» Data for the task:
_ _ _ _ _ _ _
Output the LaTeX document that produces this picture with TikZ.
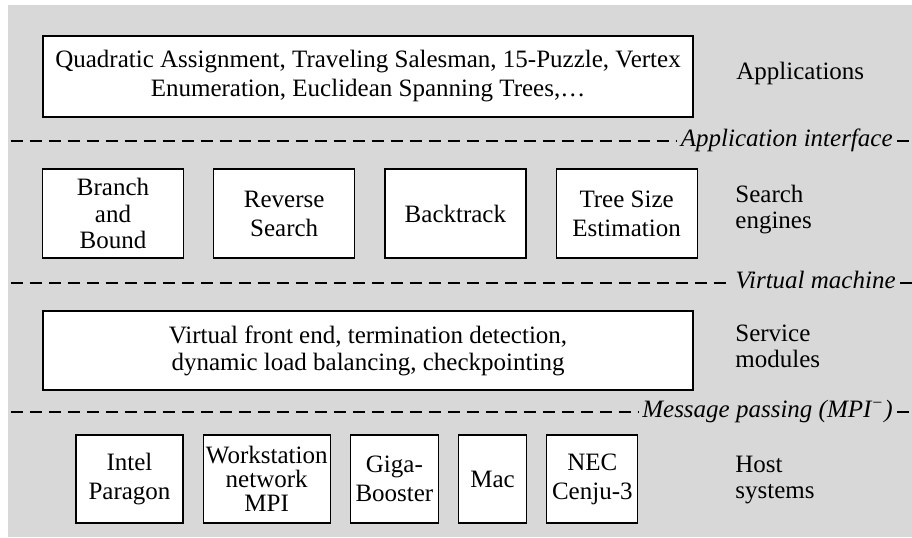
_ _ _ _ _ _ _
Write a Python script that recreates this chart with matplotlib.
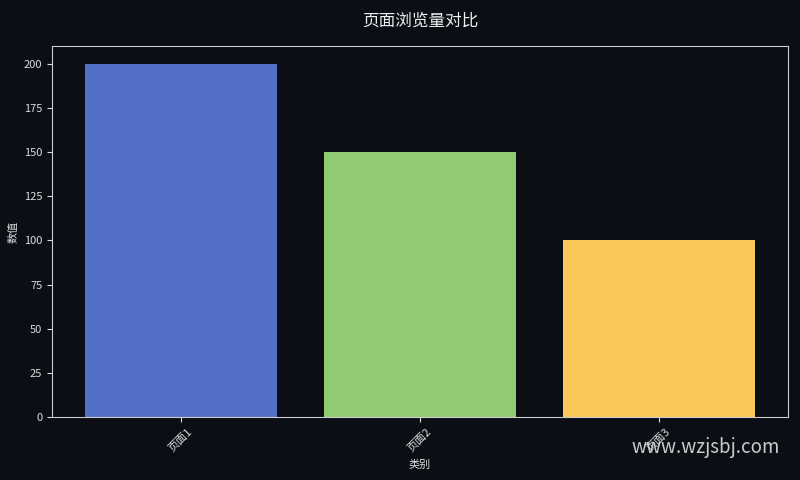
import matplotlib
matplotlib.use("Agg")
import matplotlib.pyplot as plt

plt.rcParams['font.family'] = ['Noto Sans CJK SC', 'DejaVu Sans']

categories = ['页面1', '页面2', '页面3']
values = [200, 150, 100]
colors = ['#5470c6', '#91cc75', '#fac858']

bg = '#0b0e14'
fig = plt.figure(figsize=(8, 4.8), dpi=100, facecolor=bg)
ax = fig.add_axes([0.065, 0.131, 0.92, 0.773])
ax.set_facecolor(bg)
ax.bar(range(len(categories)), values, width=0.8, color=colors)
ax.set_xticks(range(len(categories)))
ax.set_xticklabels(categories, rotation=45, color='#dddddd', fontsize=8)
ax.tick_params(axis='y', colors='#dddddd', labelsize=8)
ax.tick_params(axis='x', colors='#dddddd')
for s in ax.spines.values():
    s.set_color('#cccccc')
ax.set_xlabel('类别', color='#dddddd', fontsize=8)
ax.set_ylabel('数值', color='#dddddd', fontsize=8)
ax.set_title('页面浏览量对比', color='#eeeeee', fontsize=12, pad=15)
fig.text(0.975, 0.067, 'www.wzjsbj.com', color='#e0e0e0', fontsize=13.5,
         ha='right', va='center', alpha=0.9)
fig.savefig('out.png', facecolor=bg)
_ _ _ _ _ _ _
» Given instruction: Only the lines between the line with "Write a Python" and the line with "fig.savefig('out.png', facecolor=bg)", inclusive, should be reproduced, exactly as written and without pictures.

» Response to this task:
Write a Python script that recreates this chart with matplotlib.
import matplotlib
matplotlib.use("Agg")
import matplotlib.pyplot as plt

plt.rcParams['font.family'] = ['Noto Sans CJK SC', 'DejaVu Sans']

categories = ['页面1', '页面2', '页面3']
values = [200, 150, 100]
colors = ['#5470c6', '#91cc75', '#fac858']

bg = '#0b0e14'
fig = plt.figure(figsize=(8, 4.8), dpi=100, facecolor=bg)
ax = fig.add_axes([0.065, 0.131, 0.92, 0.773])
ax.set_facecolor(bg)
ax.bar(range(len(categories)), values, width=0.8, color=colors)
ax.set_xticks(range(len(categories)))
ax.set_xticklabels(categories, rotation=45, color='#dddddd', fontsize=8)
ax.tick_params(axis='y', colors='#dddddd', labelsize=8)
ax.tick_params(axis='x', colors='#dddddd')
for s in ax.spines.values():
    s.set_color('#cccccc')
ax.set_xlabel('类别', color='#dddddd', fontsize=8)
ax.set_ylabel('数值', color='#dddddd', fontsize=8)
ax.set_title('页面浏览量对比', color='#eeeeee', fontsize=12, pad=15)
fig.text(0.975, 0.067, 'www.wzjsbj.com', color='#e0e0e0', fontsize=13.5,
         ha='right', va='center', alpha=0.9)
fig.savefig('out.png', facecolor=bg)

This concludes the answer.